Task requirements: Emit a verbatim copy of the lines below from the line with "Reproduce this chart with matplotlib." through the line with "from matplotlib import pyplot as plt", excluding pictures and everything outside that range.

=== Available records ===

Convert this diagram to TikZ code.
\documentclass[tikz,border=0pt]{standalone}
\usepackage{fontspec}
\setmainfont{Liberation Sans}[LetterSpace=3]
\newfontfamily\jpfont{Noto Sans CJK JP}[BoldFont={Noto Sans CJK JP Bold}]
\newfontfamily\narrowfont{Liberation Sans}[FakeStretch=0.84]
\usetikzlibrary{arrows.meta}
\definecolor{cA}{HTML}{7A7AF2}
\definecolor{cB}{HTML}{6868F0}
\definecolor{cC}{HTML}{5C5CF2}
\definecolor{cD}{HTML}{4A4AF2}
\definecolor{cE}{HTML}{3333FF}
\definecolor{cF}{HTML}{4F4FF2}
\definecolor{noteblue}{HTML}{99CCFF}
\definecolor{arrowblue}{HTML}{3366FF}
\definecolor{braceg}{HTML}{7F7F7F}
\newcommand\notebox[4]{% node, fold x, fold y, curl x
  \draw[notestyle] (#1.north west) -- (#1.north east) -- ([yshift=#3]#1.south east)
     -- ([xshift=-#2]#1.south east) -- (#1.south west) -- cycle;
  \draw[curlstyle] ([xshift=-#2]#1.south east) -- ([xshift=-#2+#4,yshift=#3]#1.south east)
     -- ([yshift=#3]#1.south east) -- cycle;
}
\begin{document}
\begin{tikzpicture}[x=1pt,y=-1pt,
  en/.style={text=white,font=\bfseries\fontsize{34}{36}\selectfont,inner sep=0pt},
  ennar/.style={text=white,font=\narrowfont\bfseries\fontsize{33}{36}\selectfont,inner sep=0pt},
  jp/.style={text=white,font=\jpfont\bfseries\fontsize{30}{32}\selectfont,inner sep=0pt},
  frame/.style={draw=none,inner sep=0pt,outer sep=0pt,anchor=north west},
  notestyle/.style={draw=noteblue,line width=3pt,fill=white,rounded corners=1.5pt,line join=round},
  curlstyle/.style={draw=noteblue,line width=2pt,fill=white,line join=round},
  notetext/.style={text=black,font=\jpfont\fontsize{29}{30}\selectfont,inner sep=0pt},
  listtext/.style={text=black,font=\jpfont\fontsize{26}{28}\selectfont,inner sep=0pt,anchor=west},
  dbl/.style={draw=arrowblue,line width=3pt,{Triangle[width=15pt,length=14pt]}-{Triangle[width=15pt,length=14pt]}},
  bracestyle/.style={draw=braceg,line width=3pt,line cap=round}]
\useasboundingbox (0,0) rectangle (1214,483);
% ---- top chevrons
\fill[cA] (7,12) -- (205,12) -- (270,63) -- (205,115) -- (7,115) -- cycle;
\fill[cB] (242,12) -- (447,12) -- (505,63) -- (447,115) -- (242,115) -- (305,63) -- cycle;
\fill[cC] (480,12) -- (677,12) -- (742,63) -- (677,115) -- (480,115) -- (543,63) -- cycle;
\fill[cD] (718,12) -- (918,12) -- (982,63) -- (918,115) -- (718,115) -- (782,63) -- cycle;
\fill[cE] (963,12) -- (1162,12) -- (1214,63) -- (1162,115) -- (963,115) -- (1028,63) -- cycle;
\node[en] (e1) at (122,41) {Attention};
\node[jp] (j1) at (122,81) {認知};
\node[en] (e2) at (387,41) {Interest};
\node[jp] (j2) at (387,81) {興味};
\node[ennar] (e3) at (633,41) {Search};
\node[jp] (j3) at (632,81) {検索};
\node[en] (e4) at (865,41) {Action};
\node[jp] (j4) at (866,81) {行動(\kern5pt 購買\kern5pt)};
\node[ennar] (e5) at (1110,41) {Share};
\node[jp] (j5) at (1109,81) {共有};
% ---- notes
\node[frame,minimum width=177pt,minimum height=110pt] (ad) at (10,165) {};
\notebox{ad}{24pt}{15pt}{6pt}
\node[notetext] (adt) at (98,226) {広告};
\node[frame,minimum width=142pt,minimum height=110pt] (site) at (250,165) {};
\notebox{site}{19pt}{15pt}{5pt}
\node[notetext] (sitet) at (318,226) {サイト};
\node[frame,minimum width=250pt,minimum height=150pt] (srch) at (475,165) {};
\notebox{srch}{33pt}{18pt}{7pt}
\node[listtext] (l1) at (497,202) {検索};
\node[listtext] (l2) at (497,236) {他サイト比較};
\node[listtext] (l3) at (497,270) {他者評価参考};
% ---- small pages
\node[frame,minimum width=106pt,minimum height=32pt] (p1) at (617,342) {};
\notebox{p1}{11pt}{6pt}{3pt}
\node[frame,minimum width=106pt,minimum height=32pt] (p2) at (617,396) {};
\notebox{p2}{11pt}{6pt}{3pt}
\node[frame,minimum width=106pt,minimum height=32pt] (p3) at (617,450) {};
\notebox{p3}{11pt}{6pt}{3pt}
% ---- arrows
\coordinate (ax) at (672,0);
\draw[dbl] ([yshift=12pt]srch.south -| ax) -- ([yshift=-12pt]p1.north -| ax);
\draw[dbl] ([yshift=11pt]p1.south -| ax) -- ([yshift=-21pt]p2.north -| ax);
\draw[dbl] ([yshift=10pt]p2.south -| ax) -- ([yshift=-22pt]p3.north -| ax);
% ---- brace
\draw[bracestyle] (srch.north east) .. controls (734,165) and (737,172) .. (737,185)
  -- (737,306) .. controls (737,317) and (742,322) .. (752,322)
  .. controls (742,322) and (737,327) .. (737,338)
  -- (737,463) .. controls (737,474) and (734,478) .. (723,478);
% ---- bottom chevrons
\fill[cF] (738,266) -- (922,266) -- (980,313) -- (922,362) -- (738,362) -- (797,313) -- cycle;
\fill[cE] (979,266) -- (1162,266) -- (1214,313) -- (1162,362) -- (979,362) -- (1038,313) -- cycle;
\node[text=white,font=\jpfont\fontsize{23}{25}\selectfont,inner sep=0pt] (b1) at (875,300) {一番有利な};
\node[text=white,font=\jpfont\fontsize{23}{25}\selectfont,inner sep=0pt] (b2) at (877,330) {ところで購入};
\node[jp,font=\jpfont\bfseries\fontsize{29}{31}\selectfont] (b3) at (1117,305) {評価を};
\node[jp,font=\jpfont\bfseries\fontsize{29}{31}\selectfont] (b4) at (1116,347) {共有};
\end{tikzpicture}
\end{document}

===
=== Available records ===

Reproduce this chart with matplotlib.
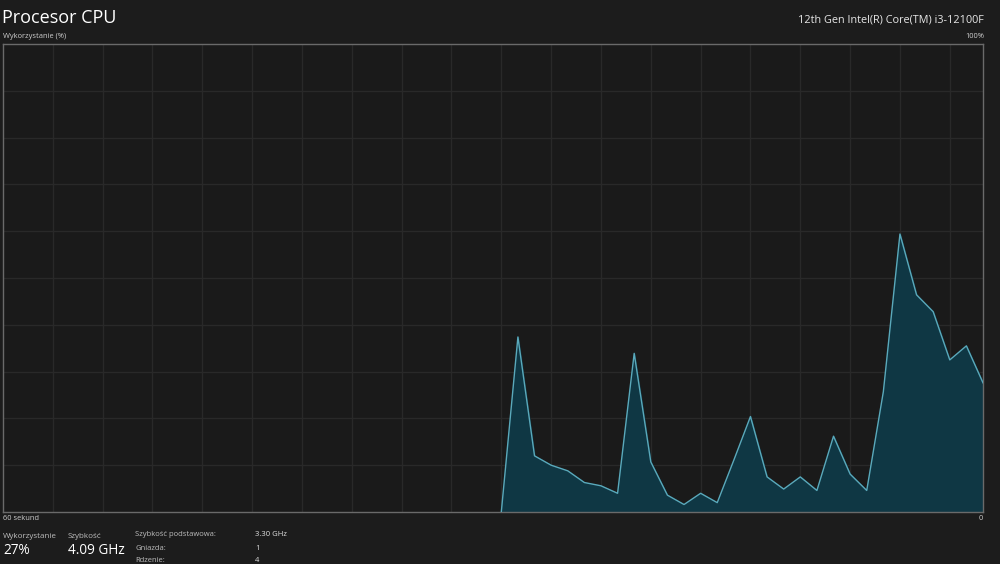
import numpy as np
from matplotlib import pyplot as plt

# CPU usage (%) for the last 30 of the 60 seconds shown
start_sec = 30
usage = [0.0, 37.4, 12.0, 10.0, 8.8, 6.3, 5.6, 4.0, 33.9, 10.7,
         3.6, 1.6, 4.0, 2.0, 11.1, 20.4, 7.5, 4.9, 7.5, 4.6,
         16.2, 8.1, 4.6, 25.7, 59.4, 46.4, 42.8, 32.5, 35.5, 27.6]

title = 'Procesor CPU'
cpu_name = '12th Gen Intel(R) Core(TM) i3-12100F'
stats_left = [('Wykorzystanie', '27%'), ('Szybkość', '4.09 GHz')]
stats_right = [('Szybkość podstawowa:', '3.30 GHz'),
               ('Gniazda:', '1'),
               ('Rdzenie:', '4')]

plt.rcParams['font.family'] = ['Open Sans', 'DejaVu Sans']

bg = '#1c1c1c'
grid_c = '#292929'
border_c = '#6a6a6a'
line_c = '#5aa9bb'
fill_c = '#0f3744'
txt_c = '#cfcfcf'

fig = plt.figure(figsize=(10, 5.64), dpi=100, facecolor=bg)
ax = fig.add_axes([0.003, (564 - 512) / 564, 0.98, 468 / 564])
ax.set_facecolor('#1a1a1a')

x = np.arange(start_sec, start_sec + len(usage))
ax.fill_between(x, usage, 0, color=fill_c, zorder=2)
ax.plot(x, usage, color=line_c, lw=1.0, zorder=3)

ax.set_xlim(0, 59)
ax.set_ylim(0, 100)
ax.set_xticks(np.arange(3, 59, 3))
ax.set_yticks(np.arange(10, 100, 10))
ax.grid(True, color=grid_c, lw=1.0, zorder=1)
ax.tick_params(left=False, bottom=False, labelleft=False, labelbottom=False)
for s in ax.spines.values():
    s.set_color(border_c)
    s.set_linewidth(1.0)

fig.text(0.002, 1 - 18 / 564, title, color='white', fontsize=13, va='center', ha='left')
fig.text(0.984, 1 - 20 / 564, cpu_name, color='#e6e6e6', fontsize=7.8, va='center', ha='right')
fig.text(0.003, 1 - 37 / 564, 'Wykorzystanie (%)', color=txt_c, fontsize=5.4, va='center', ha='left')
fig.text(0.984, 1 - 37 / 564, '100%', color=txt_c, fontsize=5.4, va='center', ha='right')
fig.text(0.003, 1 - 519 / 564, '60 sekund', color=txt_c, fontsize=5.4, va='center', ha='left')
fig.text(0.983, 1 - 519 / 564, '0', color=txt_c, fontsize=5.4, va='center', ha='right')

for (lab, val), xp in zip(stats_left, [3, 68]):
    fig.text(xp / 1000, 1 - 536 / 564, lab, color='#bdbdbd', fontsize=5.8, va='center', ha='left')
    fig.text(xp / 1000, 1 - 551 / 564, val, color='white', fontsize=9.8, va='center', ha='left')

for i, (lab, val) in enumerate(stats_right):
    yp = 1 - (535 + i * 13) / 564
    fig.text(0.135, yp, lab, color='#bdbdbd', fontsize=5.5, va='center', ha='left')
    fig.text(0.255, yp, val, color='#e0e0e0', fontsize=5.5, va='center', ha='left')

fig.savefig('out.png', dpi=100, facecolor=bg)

===

Reply:
Reproduce this chart with matplotlib.
import numpy as np
from matplotlib import pyplot as plt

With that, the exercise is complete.